╭─ INFORMATION SUPPLIED

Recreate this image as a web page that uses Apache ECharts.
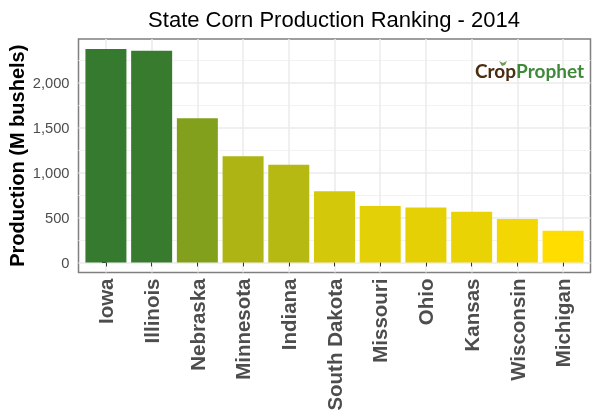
<!DOCTYPE html>
<html>
<head>
    <meta charset="UTF-8">
    <title>State Corn Production Ranking - 2014</title>
    <style>html,body{margin:0;padding:0;background:#fff}</style>
</head>
<body>
<div id="main" style="width:600px;height:420px"></div>
<script src="https://cdn.jsdelivr.net/npm/echarts@6/dist/echarts.min.js"></script>
<script type="text/javascript">
    var states = ['Iowa','Illinois','Nebraska','Minnesota','Indiana','South Dakota','Missouri','Ohio','Kansas','Wisconsin','Michigan'];
    var production = [2370,2351,1602,1180,1085,790,627,611,563,481,353];
    var yTicks = [0,500,1000,1500,2000];
    var yMinorTicks = [250,750,1250,1750,2250];

    var fontName = '"Liberation Sans", Arial, sans-serif';
    var logoFont = 'Lato, sans-serif';
    var stateIndex = states.map(function(s, i){ return i; });

    var option = {
        animation: false,
        backgroundColor: '#fff',
        textStyle: { fontFamily: fontName },
        title: {
            text: 'State Corn Production Ranking - 2014',
            left: 329,
            top: 5,
            textAlign: 'center',
            textStyle: { fontSize: 22, fontWeight: 'normal', color: '#000', fontFamily: fontName }
        },
        grid: {
            left: 78.5,
            right: 9.5,
            top: 39,
            bottom: 147.5,
            outerBoundsMode: 'none',
            show: true,
            borderColor: '#7f7f7f',
            borderWidth: 1.5,
            backgroundColor: 'transparent'
        },
        visualMap: {
            show: false,
            type: 'continuous',
            dimension: 1,
            seriesIndex: 0,
            min: 353,
            max: 2370,
            inRange: { color: ['#ffdd00','#367a2f'] }
        },
        xAxis: {
            type: 'value',
            min: -0.6,
            max: 10.6,
            axisLine: { show: false },
            axisTick: {
                show: true,
                customValues: stateIndex,
                length: 4,
                lineStyle: { color: '#333', width: 1 }
            },
            axisLabel: {
                customValues: stateIndex,
                rotate: 90,
                margin: 6,
                fontSize: 20.5,
                fontWeight: 'bold',
                color: '#4d4d4d',
                fontFamily: fontName,
                formatter: function(v){ return '{s|' + states[v] + '}'; },
                rich: { s: { padding: [3, 0, 0, 0], fontSize: 20.5, fontWeight: 'bold', color: '#4d4d4d', fontFamily: fontName } }
            },
            splitLine: { show: true, lineStyle: { color: '#ebebeb', width: 1.5 } }
        },
        yAxis: [{
            type: 'value',
            min: -112,
            max: 2482,
            name: 'Production (M bushels)',
            nameLocation: 'middle',
            nameGap: 50,
            nameMoveOverlap: false,
            nameTextStyle: { fontSize: 20, fontWeight: 'bold', color: '#000', fontFamily: fontName },
            axisLine: { show: false },
            axisTick: {
                show: true,
                customValues: yTicks,
                length: 4,
                lineStyle: { color: '#333', width: 1 }
            },
            axisLabel: {
                customValues: yTicks,
                margin: 9,
                fontSize: 14.7,
                color: '#4d4d4d',
                fontFamily: fontName,
                formatter: function(v){ return '{n|' + v.toLocaleString('en-US') + '}'; },
                rich: { n: { padding: [3, 0, 0, 0], fontSize: 14.7, color: '#4d4d4d', fontFamily: fontName } }
            },
            splitLine: { show: true, lineStyle: { color: '#ebebeb', width: 1.5 } }
        },{
            type: 'value',
            position: 'left',
            min: -112,
            max: 2482,
            axisLine: { show: false },
            axisTick: { show: false, customValues: yMinorTicks },
            axisLabel: { show: false, customValues: yMinorTicks },
            splitLine: { show: true, lineStyle: { color: '#f2f2f2', width: 1 } }
        }],
        series: [{
            type: 'bar',
            barWidth: 41,
            data: states.map(function(s, i){ return [i, production[i]]; })
        }],
        graphic: [{
            type: 'text',
            left: 475,
            top: 62,
            z: 10,
            style: {
                text: '{a|Crop}{b|Prophet}',
                rich: {
                    a: { fontSize: 19, fontWeight: 'bold', fill: '#4a2c10', fontFamily: logoFont },
                    b: { fontSize: 19, fontWeight: 'bold', fill: '#3f8a3a', fontFamily: logoFont }
                }
            }
        },{
            // sprout on the logo's o
            type: 'polygon',
            z: 10,
            shape: { points: [[502,66],[499,61],[503,63],[507,61],[505,65]] },
            style: { fill: '#6f9a55' }
        }]
    };

    var myChart = echarts.init(document.getElementById('main'));
    myChart.setOption(option);
</script>
</body>
</html>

╰─

Write out the whole listing exactly, and drop the pictures.

* _RESPONSE TO THIS EXERCISE_
Recreate this image as a web page that uses Apache ECharts.
<!DOCTYPE html>
<html>
<head>
    <meta charset="UTF-8">
    <title>State Corn Production Ranking - 2014</title>
    <style>html,body{margin:0;padding:0;background:#fff}</style>
</head>
<body>
<div id="main" style="width:600px;height:420px"></div>
<script src="https://cdn.jsdelivr.net/npm/echarts@6/dist/echarts.min.js"></script>
<script type="text/javascript">
    var states = ['Iowa','Illinois','Nebraska','Minnesota','Indiana','South Dakota','Missouri','Ohio','Kansas','Wisconsin','Michigan'];
    var production = [2370,2351,1602,1180,1085,790,627,611,563,481,353];
    var yTicks = [0,500,1000,1500,2000];
    var yMinorTicks = [250,750,1250,1750,2250];

    var fontName = '"Liberation Sans", Arial, sans-serif';
    var logoFont = 'Lato, sans-serif';
    var stateIndex = states.map(function(s, i){ return i; });

    var option = {
        animation: false,
        backgroundColor: '#fff',
        textStyle: { fontFamily: fontName },
        title: {
            text: 'State Corn Production Ranking - 2014',
            left: 329,
            top: 5,
            textAlign: 'center',
            textStyle: { fontSize: 22, fontWeight: 'normal', color: '#000', fontFamily: fontName }
        },
        grid: {
            left: 78.5,
            right: 9.5,
            top: 39,
            bottom: 147.5,
            outerBoundsMode: 'none',
            show: true,
            borderColor: '#7f7f7f',
            borderWidth: 1.5,
            backgroundColor: 'transparent'
        },
        visualMap: {
            show: false,
            type: 'continuous',
            dimension: 1,
            seriesIndex: 0,
            min: 353,
            max: 2370,
            inRange: { color: ['#ffdd00','#367a2f'] }
        },
        xAxis: {
            type: 'value',
            min: -0.6,
            max: 10.6,
            axisLine: { show: false },
            axisTick: {
                show: true,
                customValues: stateIndex,
                length: 4,
                lineStyle: { color: '#333', width: 1 }
            },
            axisLabel: {
                customValues: stateIndex,
                rotate: 90,
                margin: 6,
                fontSize: 20.5,
                fontWeight: 'bold',
                color: '#4d4d4d',
                fontFamily: fontName,
                formatter: function(v){ return '{s|' + states[v] + '}'; },
                rich: { s: { padding: [3, 0, 0, 0], fontSize: 20.5, fontWeight: 'bold', color: '#4d4d4d', fontFamily: fontName } }
            },
            splitLine: { show: true, lineStyle: { color: '#ebebeb', width: 1.5 } }
        },
        yAxis: [{
            type: 'value',
            min: -112,
            max: 2482,
            name: 'Production (M bushels)',
            nameLocation: 'middle',
            nameGap: 50,
            nameMoveOverlap: false,
            nameTextStyle: { fontSize: 20, fontWeight: 'bold', color: '#000', fontFamily: fontName },
            axisLine: { show: false },
            axisTick: {
                show: true,
                customValues: yTicks,
                length: 4,
                lineStyle: { color: '#333', width: 1 }
            },
            axisLabel: {
                customValues: yTicks,
                margin: 9,
                fontSize: 14.7,
                color: '#4d4d4d',
                fontFamily: fontName,
                formatter: function(v){ return '{n|' + v.toLocaleString('en-US') + '}'; },
                rich: { n: { padding: [3, 0, 0, 0], fontSize: 14.7, color: '#4d4d4d', fontFamily: fontName } }
            },
            splitLine: { show: true, lineStyle: { color: '#ebebeb', width: 1.5 } }
        },{
            type: 'value',
            position: 'left',
            min: -112,
            max: 2482,
            axisLine: { show: false },
            axisTick: { show: false, customValues: yMinorTicks },
            axisLabel: { show: false, customValues: yMinorTicks },
            splitLine: { show: true, lineStyle: { color: '#f2f2f2', width: 1 } }
        }],
        series: [{
            type: 'bar',
            barWidth: 41,
            data: states.map(function(s, i){ return [i, production[i]]; })
        }],
        graphic: [{
            type: 'text',
            left: 475,
            top: 62,
            z: 10,
            style: {
                text: '{a|Crop}{b|Prophet}',
                rich: {
                    a: { fontSize: 19, fontWeight: 'bold', fill: '#4a2c10', fontFamily: logoFont },
                    b: { fontSize: 19, fontWeight: 'bold', fill: '#3f8a3a', fontFamily: logoFont }
                }
            }
        },{
            // sprout on the logo's o
            type: 'polygon',
            z: 10,
            shape: { points: [[502,66],[499,61],[503,63],[507,61],[505,65]] },
            style: { fill: '#6f9a55' }
        }]
    };

    var myChart = echarts.init(document.getElementById('main'));
    myChart.setOption(option);
</script>
</body>
</html>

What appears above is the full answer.